» **Records with drawing code**:
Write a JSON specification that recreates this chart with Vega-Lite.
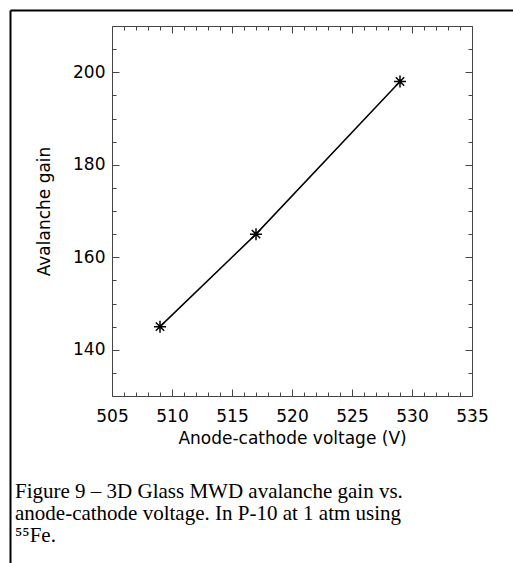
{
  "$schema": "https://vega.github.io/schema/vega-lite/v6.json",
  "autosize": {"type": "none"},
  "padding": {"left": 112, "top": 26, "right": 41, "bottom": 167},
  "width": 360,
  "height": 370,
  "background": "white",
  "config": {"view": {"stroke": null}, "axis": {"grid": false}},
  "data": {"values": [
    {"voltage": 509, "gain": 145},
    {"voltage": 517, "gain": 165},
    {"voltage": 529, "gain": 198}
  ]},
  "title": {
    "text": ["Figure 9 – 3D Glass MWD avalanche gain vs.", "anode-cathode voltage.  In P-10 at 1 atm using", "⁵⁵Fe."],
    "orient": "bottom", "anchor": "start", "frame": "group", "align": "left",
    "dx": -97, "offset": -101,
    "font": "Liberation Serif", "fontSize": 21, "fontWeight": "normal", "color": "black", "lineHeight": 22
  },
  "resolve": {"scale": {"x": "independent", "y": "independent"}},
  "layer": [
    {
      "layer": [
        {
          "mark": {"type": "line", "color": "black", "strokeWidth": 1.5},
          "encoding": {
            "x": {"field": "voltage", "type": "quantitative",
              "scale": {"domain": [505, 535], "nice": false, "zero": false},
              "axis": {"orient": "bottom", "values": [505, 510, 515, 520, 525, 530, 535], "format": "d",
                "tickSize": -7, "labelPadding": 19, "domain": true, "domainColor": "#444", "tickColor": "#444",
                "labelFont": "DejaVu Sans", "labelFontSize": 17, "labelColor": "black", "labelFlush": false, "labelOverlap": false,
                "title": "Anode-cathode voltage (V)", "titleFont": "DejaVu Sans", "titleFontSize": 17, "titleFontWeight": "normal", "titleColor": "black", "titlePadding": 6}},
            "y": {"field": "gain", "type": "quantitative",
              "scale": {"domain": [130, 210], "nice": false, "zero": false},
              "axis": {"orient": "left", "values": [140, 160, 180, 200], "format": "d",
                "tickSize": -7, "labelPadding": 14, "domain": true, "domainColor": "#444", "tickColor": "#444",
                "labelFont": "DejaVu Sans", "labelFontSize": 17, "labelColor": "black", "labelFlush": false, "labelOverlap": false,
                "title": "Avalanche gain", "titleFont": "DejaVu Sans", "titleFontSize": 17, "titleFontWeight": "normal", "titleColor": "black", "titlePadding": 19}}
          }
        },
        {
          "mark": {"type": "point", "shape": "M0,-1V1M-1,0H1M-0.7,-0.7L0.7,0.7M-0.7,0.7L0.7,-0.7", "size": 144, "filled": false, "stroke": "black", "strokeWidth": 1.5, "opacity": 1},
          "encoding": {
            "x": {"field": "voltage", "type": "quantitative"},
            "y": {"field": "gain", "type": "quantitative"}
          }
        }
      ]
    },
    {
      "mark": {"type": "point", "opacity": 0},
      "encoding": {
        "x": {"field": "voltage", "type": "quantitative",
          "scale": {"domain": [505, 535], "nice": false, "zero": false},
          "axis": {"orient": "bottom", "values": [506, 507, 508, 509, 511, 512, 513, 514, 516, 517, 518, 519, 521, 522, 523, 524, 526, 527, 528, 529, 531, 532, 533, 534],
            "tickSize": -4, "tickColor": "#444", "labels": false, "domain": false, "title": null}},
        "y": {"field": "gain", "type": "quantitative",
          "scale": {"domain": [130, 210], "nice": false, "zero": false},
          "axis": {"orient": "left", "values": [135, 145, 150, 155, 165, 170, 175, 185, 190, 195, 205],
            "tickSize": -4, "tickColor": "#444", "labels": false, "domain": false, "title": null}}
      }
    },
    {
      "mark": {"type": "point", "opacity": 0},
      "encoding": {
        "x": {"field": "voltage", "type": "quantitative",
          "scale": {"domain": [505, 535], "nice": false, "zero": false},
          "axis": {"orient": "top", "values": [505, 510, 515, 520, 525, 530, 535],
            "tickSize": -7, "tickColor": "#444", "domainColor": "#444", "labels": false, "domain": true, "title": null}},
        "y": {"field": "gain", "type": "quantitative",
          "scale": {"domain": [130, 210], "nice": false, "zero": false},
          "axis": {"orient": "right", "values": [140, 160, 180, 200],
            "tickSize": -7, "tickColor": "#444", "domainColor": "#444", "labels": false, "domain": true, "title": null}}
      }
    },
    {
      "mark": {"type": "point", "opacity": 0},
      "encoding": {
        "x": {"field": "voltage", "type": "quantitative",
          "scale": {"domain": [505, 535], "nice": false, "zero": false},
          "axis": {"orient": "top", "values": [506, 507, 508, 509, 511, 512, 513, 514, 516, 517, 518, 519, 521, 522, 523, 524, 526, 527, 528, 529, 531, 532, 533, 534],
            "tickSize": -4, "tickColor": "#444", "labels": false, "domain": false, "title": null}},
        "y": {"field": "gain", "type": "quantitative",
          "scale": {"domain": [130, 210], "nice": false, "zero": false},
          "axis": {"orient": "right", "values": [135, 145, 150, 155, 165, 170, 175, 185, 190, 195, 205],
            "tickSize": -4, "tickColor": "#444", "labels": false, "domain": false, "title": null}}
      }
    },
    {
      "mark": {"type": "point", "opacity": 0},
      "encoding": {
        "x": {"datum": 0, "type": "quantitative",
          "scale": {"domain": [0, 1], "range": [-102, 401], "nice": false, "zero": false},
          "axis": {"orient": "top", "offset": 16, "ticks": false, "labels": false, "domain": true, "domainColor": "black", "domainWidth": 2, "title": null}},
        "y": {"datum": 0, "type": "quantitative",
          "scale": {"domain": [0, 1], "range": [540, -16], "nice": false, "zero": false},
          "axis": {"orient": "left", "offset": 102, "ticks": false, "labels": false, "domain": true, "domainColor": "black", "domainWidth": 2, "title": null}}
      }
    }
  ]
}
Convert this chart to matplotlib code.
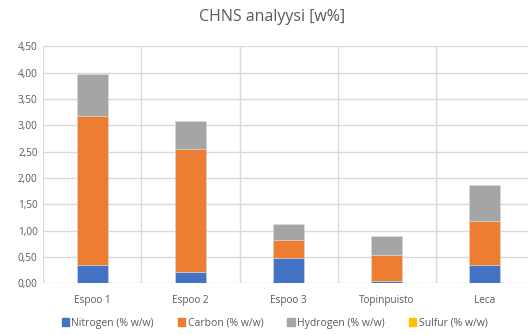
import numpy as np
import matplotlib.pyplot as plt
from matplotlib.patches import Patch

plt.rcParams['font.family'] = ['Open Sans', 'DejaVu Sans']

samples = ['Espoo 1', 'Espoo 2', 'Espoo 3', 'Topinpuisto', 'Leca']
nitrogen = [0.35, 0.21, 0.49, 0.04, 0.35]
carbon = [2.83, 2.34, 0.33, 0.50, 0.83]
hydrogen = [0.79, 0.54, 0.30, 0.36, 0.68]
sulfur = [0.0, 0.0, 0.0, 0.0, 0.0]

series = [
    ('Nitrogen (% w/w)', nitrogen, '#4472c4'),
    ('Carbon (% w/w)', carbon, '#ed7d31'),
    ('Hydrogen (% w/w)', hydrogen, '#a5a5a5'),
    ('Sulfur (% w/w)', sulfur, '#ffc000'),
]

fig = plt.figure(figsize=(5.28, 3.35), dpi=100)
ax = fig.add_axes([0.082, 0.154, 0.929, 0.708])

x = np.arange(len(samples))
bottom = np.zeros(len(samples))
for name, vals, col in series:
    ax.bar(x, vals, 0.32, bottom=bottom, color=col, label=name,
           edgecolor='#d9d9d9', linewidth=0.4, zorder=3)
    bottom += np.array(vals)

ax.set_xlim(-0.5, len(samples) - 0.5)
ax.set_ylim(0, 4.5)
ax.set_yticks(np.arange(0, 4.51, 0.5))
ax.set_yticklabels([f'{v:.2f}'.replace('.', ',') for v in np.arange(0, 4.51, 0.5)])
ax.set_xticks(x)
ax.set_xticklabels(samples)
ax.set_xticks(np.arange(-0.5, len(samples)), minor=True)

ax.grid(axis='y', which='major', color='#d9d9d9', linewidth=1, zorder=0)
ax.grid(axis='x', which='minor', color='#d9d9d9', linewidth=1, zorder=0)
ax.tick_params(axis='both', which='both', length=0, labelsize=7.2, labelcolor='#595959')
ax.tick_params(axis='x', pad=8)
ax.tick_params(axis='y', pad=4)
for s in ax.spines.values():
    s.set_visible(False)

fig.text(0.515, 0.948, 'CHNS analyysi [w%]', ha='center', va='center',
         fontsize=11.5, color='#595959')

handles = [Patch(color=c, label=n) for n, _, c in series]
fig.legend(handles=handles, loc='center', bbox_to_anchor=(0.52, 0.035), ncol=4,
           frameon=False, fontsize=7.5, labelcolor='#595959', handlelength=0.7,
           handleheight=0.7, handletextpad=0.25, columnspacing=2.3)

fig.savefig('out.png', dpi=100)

» **TASK STATEMENT**: Beginning with the line that contains "Convert this chart to matplotlib code." in the data above, please copy each line exactly until the last line, both ends included, skipping any pictures.

» **ANSWER TO THE PROBLEM**:
Convert this chart to matplotlib code.
import numpy as np
import matplotlib.pyplot as plt
from matplotlib.patches import Patch

plt.rcParams['font.family'] = ['Open Sans', 'DejaVu Sans']

samples = ['Espoo 1', 'Espoo 2', 'Espoo 3', 'Topinpuisto', 'Leca']
nitrogen = [0.35, 0.21, 0.49, 0.04, 0.35]
carbon = [2.83, 2.34, 0.33, 0.50, 0.83]
hydrogen = [0.79, 0.54, 0.30, 0.36, 0.68]
sulfur = [0.0, 0.0, 0.0, 0.0, 0.0]

series = [
    ('Nitrogen (% w/w)', nitrogen, '#4472c4'),
    ('Carbon (% w/w)', carbon, '#ed7d31'),
    ('Hydrogen (% w/w)', hydrogen, '#a5a5a5'),
    ('Sulfur (% w/w)', sulfur, '#ffc000'),
]

fig = plt.figure(figsize=(5.28, 3.35), dpi=100)
ax = fig.add_axes([0.082, 0.154, 0.929, 0.708])

x = np.arange(len(samples))
bottom = np.zeros(len(samples))
for name, vals, col in series:
    ax.bar(x, vals, 0.32, bottom=bottom, color=col, label=name,
           edgecolor='#d9d9d9', linewidth=0.4, zorder=3)
    bottom += np.array(vals)

ax.set_xlim(-0.5, len(samples) - 0.5)
ax.set_ylim(0, 4.5)
ax.set_yticks(np.arange(0, 4.51, 0.5))
ax.set_yticklabels([f'{v:.2f}'.replace('.', ',') for v in np.arange(0, 4.51, 0.5)])
ax.set_xticks(x)
ax.set_xticklabels(samples)
ax.set_xticks(np.arange(-0.5, len(samples)), minor=True)

ax.grid(axis='y', which='major', color='#d9d9d9', linewidth=1, zorder=0)
ax.grid(axis='x', which='minor', color='#d9d9d9', linewidth=1, zorder=0)
ax.tick_params(axis='both', which='both', length=0, labelsize=7.2, labelcolor='#595959')
ax.tick_params(axis='x', pad=8)
ax.tick_params(axis='y', pad=4)
for s in ax.spines.values():
    s.set_visible(False)

fig.text(0.515, 0.948, 'CHNS analyysi [w%]', ha='center', va='center',
         fontsize=11.5, color='#595959')

handles = [Patch(color=c, label=n) for n, _, c in series]
fig.legend(handles=handles, loc='center', bbox_to_anchor=(0.52, 0.035), ncol=4,
           frameon=False, fontsize=7.5, labelcolor='#595959', handlelength=0.7,
           handleheight=0.7, handletextpad=0.25, columnspacing=2.3)

fig.savefig('out.png', dpi=100)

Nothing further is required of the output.